The issue of necessity thus has certain constraints according to many of the ‘ulema:
- That there is no other means through which to remove the overbearing situation.
- That this does not affect the rights of others. In other words, we try to look for an exit that does not affect others. For instance, a number of ‘Ulema forbade Muslims eating dead human flesh in matters of starvation because this affects the rights of others i.e. those of the dead. Another common example some ‘ulema commented on is the sinking ship scenario: what if we are going to sink because of the excessive weight of the passengers; do we throw a few overboard to their doom to save the majority? The majority refuse this “utilitarian” solution (as it were) in considerations of dharoora.

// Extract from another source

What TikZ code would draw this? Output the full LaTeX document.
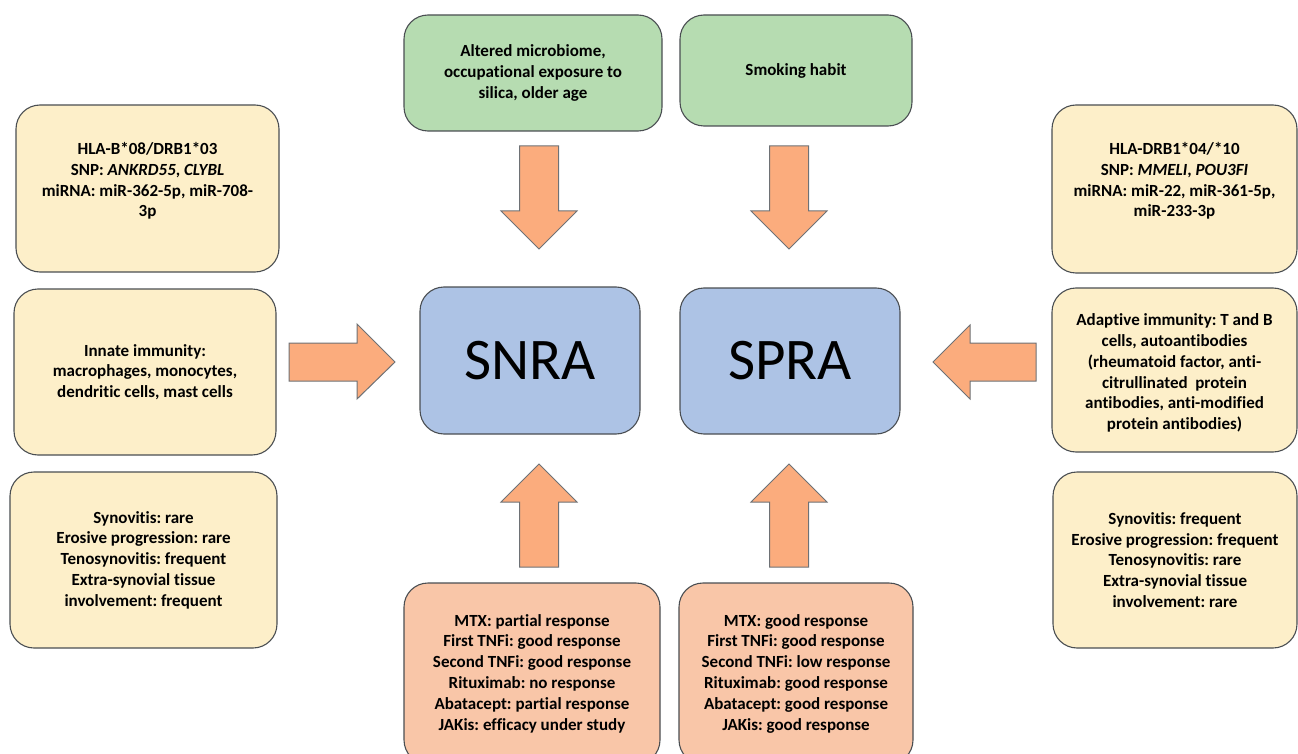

Another example here is the Muslim prisoner-shield that is put up in defence by a non-Muslim army. This example is typically allowed for as a dharoora because there are textual indications (from the sunnah) that have allowed this sort of inevitable collateral damage if it absolutely cannot be avoided. Some scholars understand this point as a Dharoorah Kulliya i.e. an all encompassing dharoorah (it applies to the Muslims as a whole rather than some at the expense of others).
As the above scholarly examples show, dharoora in the fiqhi sense makes some things that are forbidden allowed in exceptional, serious situations. The key thing to take away is that this is not a norm, but applies for very particular, severe situations. It cannot be made a general law and certainly cannot lead to the establishment of new “default rulings” in our day and age for entire populations based on a new conception of what is “difficult” or “hard”.
So one cannot claim, for instance, that they have to take an interest-based mortgage to buy a house on the pretext of “necessity” as, in almost all cases, the level of “difficulty” experienced certainly does not reach the level spoken about by the scholars in the context of discussions on dharoorah, as explicated in the above quotes.
In the present example, people have the option of renting or staying with relatives. Similarly, one can’t claim that they have to pay a bribe in order to achieve their interests if they can achieve them in a legitimate, way even if it is more “difficult”.
Someone working in a job that involves something haram such as in a restaurant where they would have to serve alcohol or as a cashier in a bank where they would have to receive and give riba (usury) does not have a case for this to be allowed on the grounds of dharoorah.
The countless ayat and ahadith ordering us to undertake our actions according to the commands and prohibitions of Allah (swt) cannot be washed away based upon some difficulty or hardship that is far below the standard spoken about by the nusus (clear texts) and explained by scholars. Otherwise there would be little point in Allah saying that these ahkam and our adherence to them are a test. If every hukm was explained away on the basis of a new, low threshold of hardship, the test of iman that is adherence to the shariah would mean little.
“And certainly, We shall test you with something of fear, hunger, loss of wealth, lives and fruits, but give glad tidings to As-Sâbirin (the patient ones)” [TMQ al-Baqarah:155-157].
We should heed the warning of the Messenger of Allah (ﷺ) when he said:
Be prompt in doing good deeds (before you are overtaken) by turbulence which would be like a part of the dark night. During (that stormy period) a man would be a Muslim in the morning and an unbeliever in the evening or he would be a believer in the evening and an unbeliever in the morning, and would sell his Deen for worldly goods [Sahih Muslim: Kitab ul-Iman, 213].
Allah (swt) says:
“It is not for a believer, man or woman, when Allâh and His Messenger have decreed a matter that they should have any option in their decision. And whoever disobeys Allâh and His Messenger, he has indeed strayed in a plain error” [TMQ al-Ahzaab:36].
We ask Allah Most High to grant us taqwah, such that we do not exploit the ahkam of Allah by lowering the bars in cases of exceptions and deducing that things are of “necessity” when they in fact are not.